## Set exercise
Exactly as written, write out the lines below from the first to the one containing "import plotly.graph_objects as go", inclusive. Pictures do not belong in the copy.

## Records supplied
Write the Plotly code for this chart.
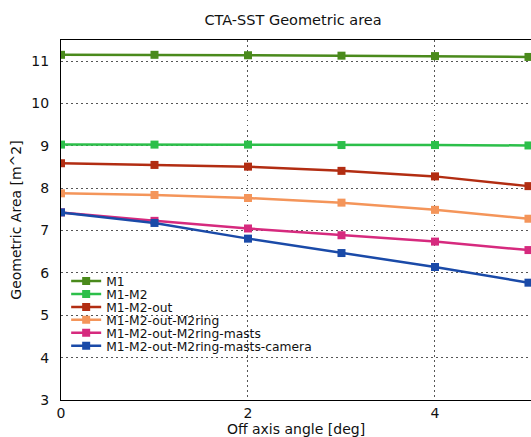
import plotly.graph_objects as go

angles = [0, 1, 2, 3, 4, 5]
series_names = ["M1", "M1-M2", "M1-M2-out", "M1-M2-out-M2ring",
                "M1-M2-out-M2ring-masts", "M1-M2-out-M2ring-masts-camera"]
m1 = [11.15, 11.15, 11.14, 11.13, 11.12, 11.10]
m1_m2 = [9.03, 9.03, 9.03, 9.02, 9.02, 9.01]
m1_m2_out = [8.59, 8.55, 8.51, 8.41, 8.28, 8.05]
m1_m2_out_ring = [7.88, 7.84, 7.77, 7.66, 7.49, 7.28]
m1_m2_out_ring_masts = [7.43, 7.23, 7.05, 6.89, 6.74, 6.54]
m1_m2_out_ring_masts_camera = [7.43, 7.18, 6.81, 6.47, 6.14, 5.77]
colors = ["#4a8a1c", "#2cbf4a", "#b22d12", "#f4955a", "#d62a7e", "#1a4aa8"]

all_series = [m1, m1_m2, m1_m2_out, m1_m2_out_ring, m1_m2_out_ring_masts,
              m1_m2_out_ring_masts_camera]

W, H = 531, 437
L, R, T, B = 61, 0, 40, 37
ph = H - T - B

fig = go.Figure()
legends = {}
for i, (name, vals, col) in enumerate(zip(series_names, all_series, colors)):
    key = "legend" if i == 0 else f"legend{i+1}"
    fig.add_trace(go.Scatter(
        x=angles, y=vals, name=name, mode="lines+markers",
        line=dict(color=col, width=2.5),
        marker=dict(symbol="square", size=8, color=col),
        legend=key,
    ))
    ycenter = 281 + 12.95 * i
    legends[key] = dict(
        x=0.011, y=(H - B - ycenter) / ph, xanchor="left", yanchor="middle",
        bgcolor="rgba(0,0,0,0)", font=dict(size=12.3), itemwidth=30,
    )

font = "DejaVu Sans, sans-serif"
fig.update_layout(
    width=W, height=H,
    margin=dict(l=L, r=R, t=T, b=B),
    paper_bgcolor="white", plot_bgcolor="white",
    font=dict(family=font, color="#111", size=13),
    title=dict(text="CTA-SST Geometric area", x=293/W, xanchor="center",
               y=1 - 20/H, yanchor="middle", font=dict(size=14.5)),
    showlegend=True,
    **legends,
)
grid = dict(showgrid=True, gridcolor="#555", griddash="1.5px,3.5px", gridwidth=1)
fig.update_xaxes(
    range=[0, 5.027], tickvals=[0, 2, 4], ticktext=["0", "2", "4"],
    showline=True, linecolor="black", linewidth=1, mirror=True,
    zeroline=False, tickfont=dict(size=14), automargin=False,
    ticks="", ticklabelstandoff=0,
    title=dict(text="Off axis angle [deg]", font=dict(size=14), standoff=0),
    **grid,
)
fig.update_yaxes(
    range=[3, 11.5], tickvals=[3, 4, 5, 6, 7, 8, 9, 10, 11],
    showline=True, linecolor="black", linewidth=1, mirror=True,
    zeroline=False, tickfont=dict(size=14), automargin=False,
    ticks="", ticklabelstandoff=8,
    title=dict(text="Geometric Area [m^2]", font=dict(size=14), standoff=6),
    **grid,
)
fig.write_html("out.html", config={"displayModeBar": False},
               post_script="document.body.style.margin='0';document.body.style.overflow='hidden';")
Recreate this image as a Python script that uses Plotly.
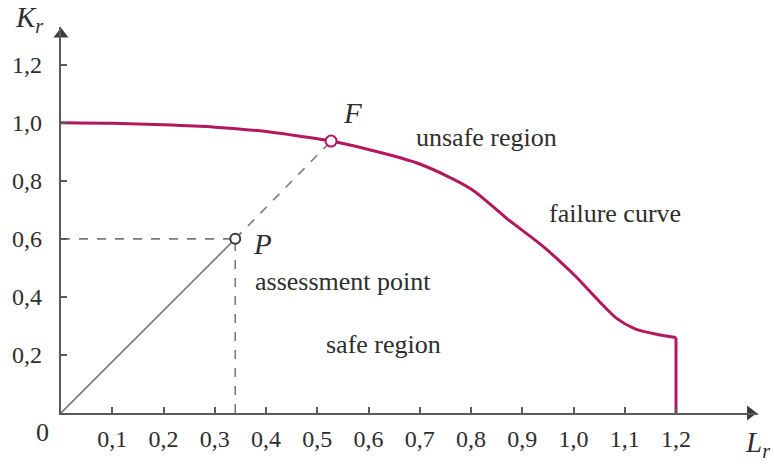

## Reply to the task
Write the Plotly code for this chart.
import plotly.graph_objects as go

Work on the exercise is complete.